▶ **DATA SECTION**:
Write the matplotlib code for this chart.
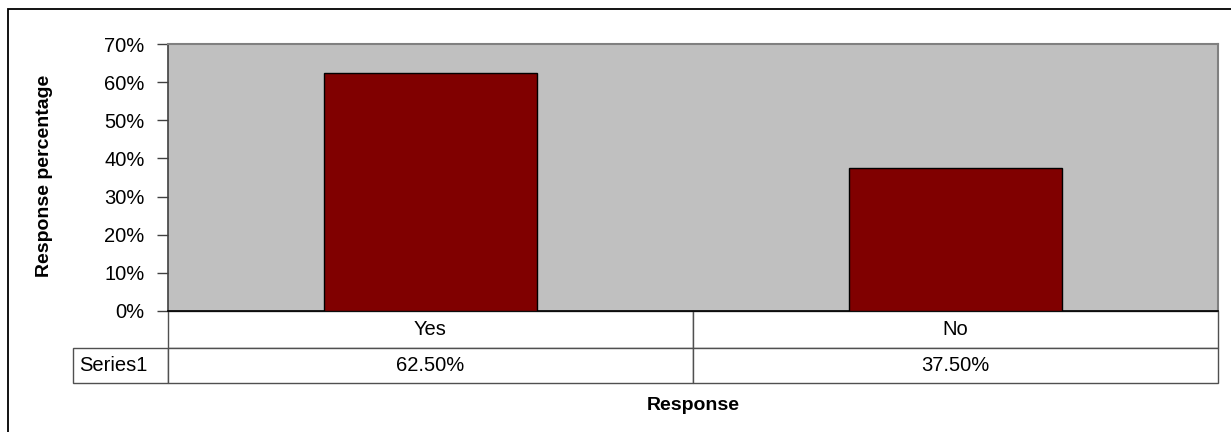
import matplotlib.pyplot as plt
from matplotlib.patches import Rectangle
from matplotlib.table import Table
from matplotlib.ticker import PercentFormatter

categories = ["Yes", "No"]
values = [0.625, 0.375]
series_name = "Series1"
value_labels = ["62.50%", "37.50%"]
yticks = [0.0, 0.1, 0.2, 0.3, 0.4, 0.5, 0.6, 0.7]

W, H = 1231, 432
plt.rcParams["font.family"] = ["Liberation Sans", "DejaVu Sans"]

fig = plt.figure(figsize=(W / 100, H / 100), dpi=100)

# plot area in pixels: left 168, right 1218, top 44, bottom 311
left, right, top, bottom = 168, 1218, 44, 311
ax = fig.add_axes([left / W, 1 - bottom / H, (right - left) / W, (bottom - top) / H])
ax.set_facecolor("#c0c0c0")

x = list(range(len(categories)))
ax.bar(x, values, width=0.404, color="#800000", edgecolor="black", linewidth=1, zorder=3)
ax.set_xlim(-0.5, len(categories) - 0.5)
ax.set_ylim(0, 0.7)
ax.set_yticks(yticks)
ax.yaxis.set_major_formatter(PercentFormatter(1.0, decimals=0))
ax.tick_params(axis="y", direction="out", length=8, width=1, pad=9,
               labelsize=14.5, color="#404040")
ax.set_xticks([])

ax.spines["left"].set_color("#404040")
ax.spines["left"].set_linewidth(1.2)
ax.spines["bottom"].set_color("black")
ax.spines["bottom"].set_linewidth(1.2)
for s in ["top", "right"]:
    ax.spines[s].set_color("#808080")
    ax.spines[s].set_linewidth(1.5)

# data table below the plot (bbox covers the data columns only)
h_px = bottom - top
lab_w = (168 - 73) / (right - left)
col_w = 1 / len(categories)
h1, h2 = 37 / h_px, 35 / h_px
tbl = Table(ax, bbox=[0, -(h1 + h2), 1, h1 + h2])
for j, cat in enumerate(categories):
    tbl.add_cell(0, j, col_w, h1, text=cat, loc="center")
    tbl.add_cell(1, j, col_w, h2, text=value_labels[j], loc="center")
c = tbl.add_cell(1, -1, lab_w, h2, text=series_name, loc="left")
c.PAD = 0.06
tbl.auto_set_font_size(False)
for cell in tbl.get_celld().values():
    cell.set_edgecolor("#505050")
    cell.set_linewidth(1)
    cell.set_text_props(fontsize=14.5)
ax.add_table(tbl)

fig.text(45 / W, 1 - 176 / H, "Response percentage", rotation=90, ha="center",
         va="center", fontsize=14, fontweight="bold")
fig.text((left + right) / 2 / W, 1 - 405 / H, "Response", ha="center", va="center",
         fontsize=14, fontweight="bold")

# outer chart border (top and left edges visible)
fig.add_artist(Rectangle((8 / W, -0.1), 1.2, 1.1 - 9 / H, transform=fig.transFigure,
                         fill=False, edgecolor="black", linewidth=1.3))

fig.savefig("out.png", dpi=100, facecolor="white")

* * *

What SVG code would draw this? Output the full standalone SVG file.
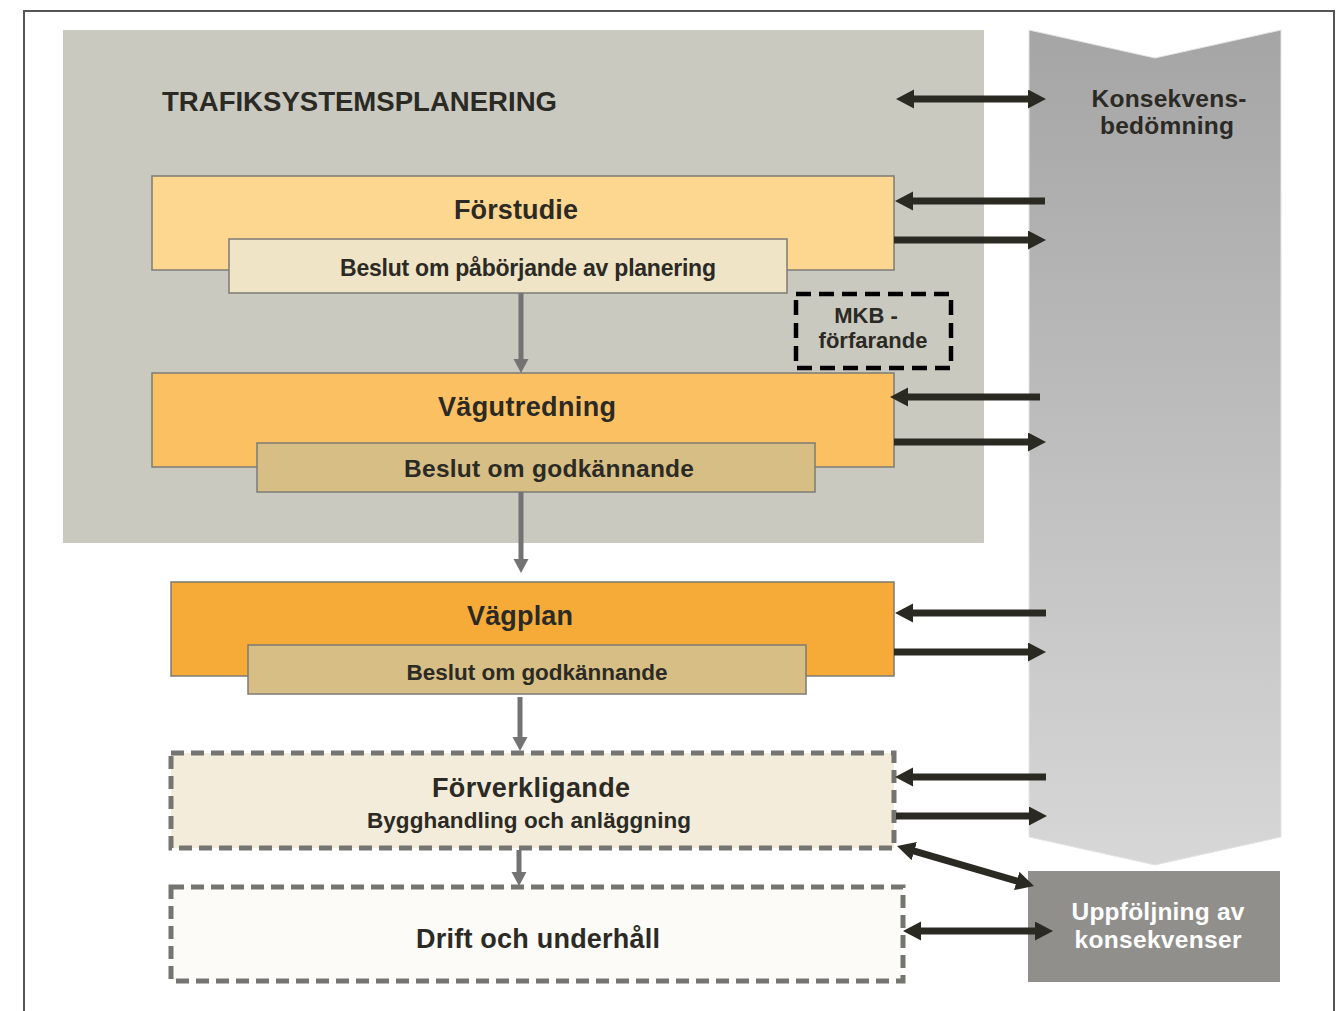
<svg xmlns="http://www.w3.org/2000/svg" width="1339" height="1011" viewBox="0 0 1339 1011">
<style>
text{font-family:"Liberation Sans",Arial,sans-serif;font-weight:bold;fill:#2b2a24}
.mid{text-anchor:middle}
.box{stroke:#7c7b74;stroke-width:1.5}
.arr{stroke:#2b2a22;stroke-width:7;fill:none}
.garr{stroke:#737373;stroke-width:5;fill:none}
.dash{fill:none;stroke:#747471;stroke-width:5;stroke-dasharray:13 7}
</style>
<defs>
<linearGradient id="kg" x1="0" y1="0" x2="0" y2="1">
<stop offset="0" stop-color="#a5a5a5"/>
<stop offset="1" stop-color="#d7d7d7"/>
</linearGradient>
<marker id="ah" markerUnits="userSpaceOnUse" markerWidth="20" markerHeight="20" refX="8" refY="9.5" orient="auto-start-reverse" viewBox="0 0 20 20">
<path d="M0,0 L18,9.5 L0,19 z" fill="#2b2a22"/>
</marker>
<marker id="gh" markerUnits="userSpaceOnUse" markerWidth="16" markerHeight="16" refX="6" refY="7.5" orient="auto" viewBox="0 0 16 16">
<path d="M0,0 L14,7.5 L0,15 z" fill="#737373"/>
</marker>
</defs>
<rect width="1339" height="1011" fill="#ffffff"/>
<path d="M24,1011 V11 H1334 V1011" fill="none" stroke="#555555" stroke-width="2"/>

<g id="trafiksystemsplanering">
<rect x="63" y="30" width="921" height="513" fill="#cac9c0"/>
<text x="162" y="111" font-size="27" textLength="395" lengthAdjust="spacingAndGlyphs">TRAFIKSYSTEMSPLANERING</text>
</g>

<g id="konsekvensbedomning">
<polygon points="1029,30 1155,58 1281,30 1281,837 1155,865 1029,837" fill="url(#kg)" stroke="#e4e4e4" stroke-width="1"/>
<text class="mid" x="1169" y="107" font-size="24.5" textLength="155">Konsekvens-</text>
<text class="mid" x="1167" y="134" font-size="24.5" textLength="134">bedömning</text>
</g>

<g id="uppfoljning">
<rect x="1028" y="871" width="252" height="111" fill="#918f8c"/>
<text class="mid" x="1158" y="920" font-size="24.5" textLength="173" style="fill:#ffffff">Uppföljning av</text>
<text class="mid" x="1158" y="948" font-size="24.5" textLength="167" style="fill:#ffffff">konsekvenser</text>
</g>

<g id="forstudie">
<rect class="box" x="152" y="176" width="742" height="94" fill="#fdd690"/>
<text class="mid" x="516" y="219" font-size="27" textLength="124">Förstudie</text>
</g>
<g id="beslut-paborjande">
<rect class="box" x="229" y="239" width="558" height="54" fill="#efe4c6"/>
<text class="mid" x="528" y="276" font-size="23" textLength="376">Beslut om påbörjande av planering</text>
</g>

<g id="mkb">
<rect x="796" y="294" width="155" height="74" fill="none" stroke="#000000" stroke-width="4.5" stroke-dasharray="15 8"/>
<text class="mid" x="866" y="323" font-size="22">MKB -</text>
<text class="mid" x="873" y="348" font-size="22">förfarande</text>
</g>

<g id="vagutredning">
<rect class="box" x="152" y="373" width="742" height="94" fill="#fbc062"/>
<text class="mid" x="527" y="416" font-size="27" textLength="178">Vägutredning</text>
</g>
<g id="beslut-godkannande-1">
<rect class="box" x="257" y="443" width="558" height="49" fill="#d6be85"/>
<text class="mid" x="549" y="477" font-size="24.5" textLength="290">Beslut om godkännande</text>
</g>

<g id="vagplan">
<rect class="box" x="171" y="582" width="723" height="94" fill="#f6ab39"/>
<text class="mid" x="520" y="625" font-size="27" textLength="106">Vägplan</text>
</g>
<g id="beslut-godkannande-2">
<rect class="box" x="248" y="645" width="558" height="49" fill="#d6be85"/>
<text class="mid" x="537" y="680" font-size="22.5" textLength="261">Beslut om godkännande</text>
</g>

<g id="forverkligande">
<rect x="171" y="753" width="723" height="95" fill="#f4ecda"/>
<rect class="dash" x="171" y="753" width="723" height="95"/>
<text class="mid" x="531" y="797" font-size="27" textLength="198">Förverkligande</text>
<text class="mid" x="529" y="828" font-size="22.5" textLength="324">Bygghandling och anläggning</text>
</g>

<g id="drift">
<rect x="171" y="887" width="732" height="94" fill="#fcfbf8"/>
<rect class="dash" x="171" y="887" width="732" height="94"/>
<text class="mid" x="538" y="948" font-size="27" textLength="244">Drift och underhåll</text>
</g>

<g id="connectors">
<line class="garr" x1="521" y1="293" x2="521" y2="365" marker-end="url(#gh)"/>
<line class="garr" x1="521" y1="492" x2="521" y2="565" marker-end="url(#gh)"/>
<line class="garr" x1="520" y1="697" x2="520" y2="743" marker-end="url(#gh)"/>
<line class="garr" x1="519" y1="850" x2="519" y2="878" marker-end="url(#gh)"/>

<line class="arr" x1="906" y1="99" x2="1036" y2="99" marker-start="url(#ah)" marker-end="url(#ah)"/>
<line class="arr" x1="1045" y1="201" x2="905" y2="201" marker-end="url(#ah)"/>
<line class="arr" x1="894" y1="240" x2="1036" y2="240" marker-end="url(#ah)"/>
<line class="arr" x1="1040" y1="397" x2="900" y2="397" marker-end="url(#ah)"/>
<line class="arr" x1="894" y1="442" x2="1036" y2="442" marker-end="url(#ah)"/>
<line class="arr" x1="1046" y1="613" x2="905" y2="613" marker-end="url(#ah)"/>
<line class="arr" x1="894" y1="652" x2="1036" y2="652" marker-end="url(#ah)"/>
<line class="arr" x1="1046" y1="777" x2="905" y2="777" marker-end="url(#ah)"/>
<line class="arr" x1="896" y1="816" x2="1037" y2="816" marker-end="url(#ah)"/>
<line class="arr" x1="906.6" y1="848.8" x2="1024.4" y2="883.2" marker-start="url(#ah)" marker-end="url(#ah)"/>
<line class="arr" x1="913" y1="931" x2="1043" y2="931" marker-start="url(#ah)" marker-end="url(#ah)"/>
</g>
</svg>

---

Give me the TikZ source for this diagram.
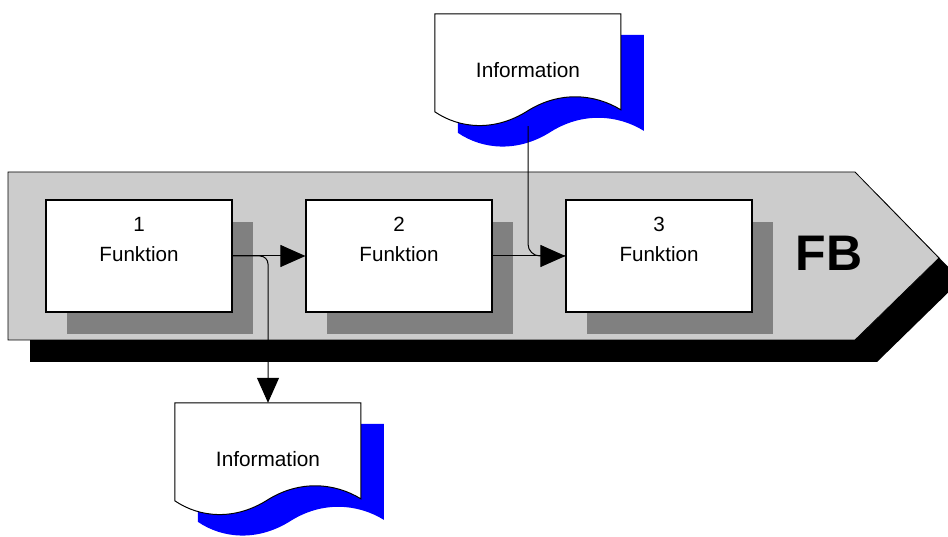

▶ **TASK DETAILS**: Above this task is a listing with pictures in it. Retype only the lines from the one containing "Write the matplotlib code for this chart." through the one containing "from matplotlib.ticker import", both included, and not the pictures.

▶ **THE COMPLETED TASK**:
Write the matplotlib code for this chart.
import matplotlib.pyplot as plt
from matplotlib.patches import Rectangle
from matplotlib.table import Table
from matplotlib.ticker import PercentFormatter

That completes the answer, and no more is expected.